This article appears in the March 12, 2021 issue of Executive Intelligence Review.
Double Standard Is the New Standard
[Print version of this article]
March 5—The Administration of Donald Trump, we were told so many times by Joe Biden, Nancy Pelosi and others, was completely non-transparent, a hostile enemy of the press, and used “police state” tactics against demonstrators.
Now we have President Joe Biden. He rarely allowed a journalist’s question when making one of his few campaign appearances; but he promised transparency and respectful White House press briefings, “bringing truth and transparency back to the briefing room,” as his representative Jen Psaki put it. It was bad news—but not a surprise—that one of Biden’s very early actions as President was to resume the attempt to extradite and prosecute Julian Assange for publishing intelligence community secrets in the press. And Biden himself has yet to hold a solo press conference.
But then there are things unexpected even from Biden: The White House does not post his daily schedule, nor that of Vice President Harris. There is no longer a way to post petitions on the White House website. The White House comment line is shut down. The White House says it will release visitor logs, but apparently doesn’t include as visitors, those who attend virtual White House meetings (as nearly all of them are). So in fact, it does not release visitor logs.
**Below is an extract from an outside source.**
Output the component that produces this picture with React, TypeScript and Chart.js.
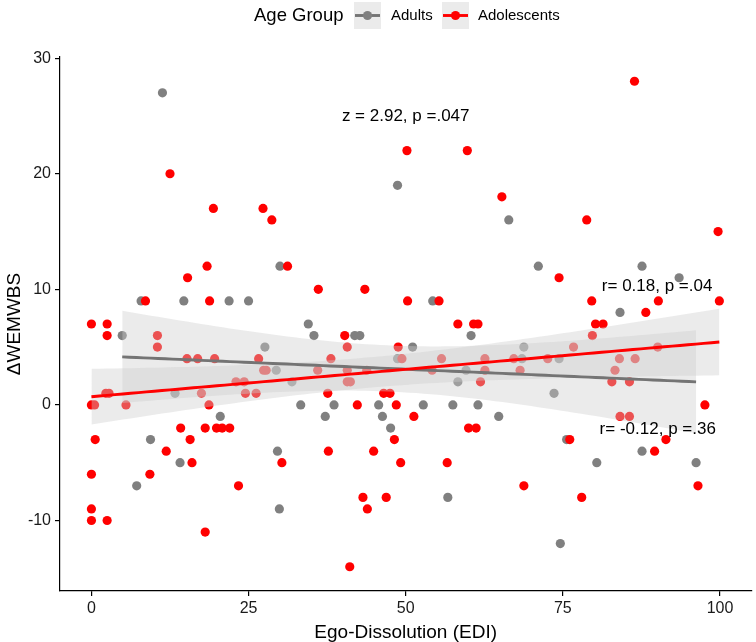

While the speech gates to the Administration are largely locked, and the portals one way—you hear them, they don’t hear you—Speaker Nancy Pelosi’s House leadership has decided, through the Capitol Police, to tell the National Guard forces which have been in Washington since January 6, to stay put until May, ringing the Capitol and deployed around the House and Senate office buildings. The barbed wire-topped fence which now surrounds the Capitol is not scheduled to be taken down. “The People’s House” no longer.
The media was able to report—after Pelosi cancelled one House session to avoid protests expected on March 4—that the House had passed H.R.1 and sent it to the Senate. With H.R.1 the House tells the 50 Federal states and their legislatures, “Forget the Constitution’s Articles I and II; you no longer run the elections which send us to Washington—we do.”
The steps to a police state are many; they are being taken.